Given information:
---

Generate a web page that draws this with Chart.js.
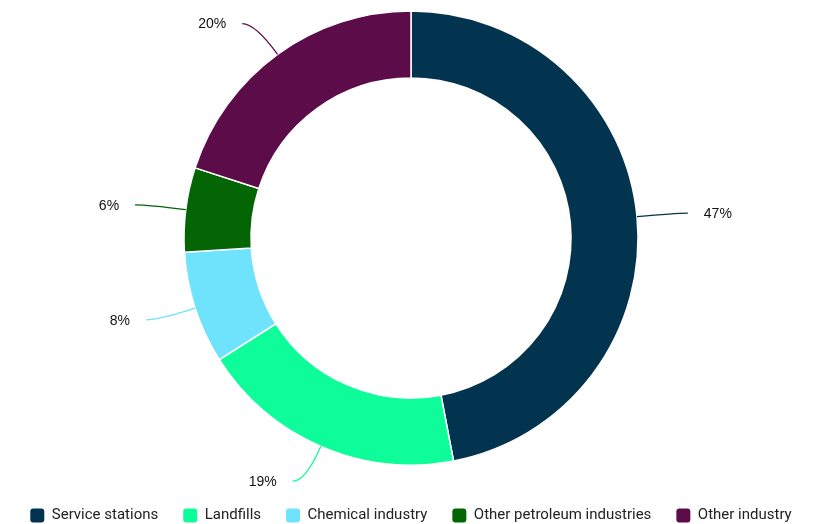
<!DOCTYPE html>
<html>
<head>
<meta charset="utf-8">
<script src="https://cdn.jsdelivr.net/npm/chart.js@4"></script>
<style>
  html, body { margin: 0; padding: 0; background: #fff; overflow: hidden; }
  #wrap { width: 822px; height: 533px; position: relative; }
</style>
</head>
<body>
<div id="wrap"><canvas id="chart"></canvas></div>
<script>
// data
const categories = ['Service stations', 'Landfills', 'Chemical industry', 'Other petroleum industries', 'Other industry'];
const shares = [47, 19, 8, 6, 20];
const sliceColors = ['#02334f', '#0efc9a', '#6fe3fc', '#036503', '#5c0c48'];

// draws the curved leader lines and the % labels outside the ring
const leaderLabels = {
  id: 'leaderLabels',
  afterDraw(chart) {
    const ctx = chart.ctx;
    const meta = chart.getDatasetMeta(0);
    meta.data.forEach((arc, i) => {
      const p = arc.getProps(['x', 'y', 'startAngle', 'endAngle', 'outerRadius'], true);
      const mid = (p.startAngle + p.endAngle) / 2;
      const dx = Math.cos(mid), dy = Math.sin(mid);
      const side = dx >= 0 ? 1 : -1;
      const sx = p.x + p.outerRadius * dx, sy = p.y + p.outerRadius * dy;
      const cx = p.x + (p.outerRadius + 38) * dx, cy = p.y + (p.outerRadius + 38) * dy;
      const ex = cx + side * 13, ey = cy;

      ctx.save();
      ctx.strokeStyle = sliceColors[i];
      ctx.lineWidth = 1.3;
      ctx.beginPath();
      ctx.moveTo(sx, sy);
      ctx.quadraticCurveTo(cx, cy, ex, ey);
      ctx.stroke();

      ctx.fillStyle = '#111';
      ctx.font = '14px "Liberation Sans", Arial, sans-serif';
      ctx.textBaseline = 'middle';
      ctx.textAlign = side > 0 ? 'left' : 'right';
      ctx.fillText(shares[i] + '%', ex + side * 16, ey + 1);
      ctx.restore();
    });
  }
};

const ctx = document.getElementById('chart').getContext('2d');
const chart = new Chart(ctx, {
  type: 'doughnut',
  data: {
    labels: categories,
    datasets: [{
      data: shares,
      backgroundColor: sliceColors,
      borderColor: '#ffffff',
      borderWidth: 1.5
    }]
  },
  options: {
    responsive: true,
    maintainAspectRatio: false,
    animation: false,
    radius: 227,
    cutout: '70.5%',
    plugins: {
      tooltip: { enabled: false },
      legend: {
        position: 'bottom',
        // empty title only adds a little space above the row
        title: { display: true, text: ' ', padding: 0, font: { size: 7 / 1.2 } },
        labels: {
          boxWidth: 14,
          boxHeight: 14,
          padding: 25,
          useBorderRadius: true,
          borderRadius: 3,
          color: '#222',
          font: { family: 'Roboto, sans-serif', size: 15 },
          generateLabels(chart) {
            const items = Chart.overrides.doughnut.plugins.legend.labels.generateLabels(chart);
            items.forEach(it => { it.lineWidth = 0; it.strokeStyle = it.fillStyle; });
            return items;
          }
        }
      }
    }
  },
  plugins: [leaderLabels]
});
</script>
</body>
</html>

---

Your task is to reproduce exactly the lines from the start of the data above through the line containing "['#02334f', '#0efc9a', '#6fe3fc', '#036503', '#5c0c48'];", leaving every picture out.

Generate a web page that draws this with Chart.js.
<!DOCTYPE html>
<html>
<head>
<meta charset="utf-8">
<script src="https://cdn.jsdelivr.net/npm/chart.js@4"></script>
<style>
  html, body { margin: 0; padding: 0; background: #fff; overflow: hidden; }
  #wrap { width: 822px; height: 533px; position: relative; }
</style>
</head>
<body>
<div id="wrap"><canvas id="chart"></canvas></div>
<script>
// data
const categories = ['Service stations', 'Landfills', 'Chemical industry', 'Other petroleum industries', 'Other industry'];
const shares = [47, 19, 8, 6, 20];
const sliceColors = ['#02334f', '#0efc9a', '#6fe3fc', '#036503', '#5c0c48'];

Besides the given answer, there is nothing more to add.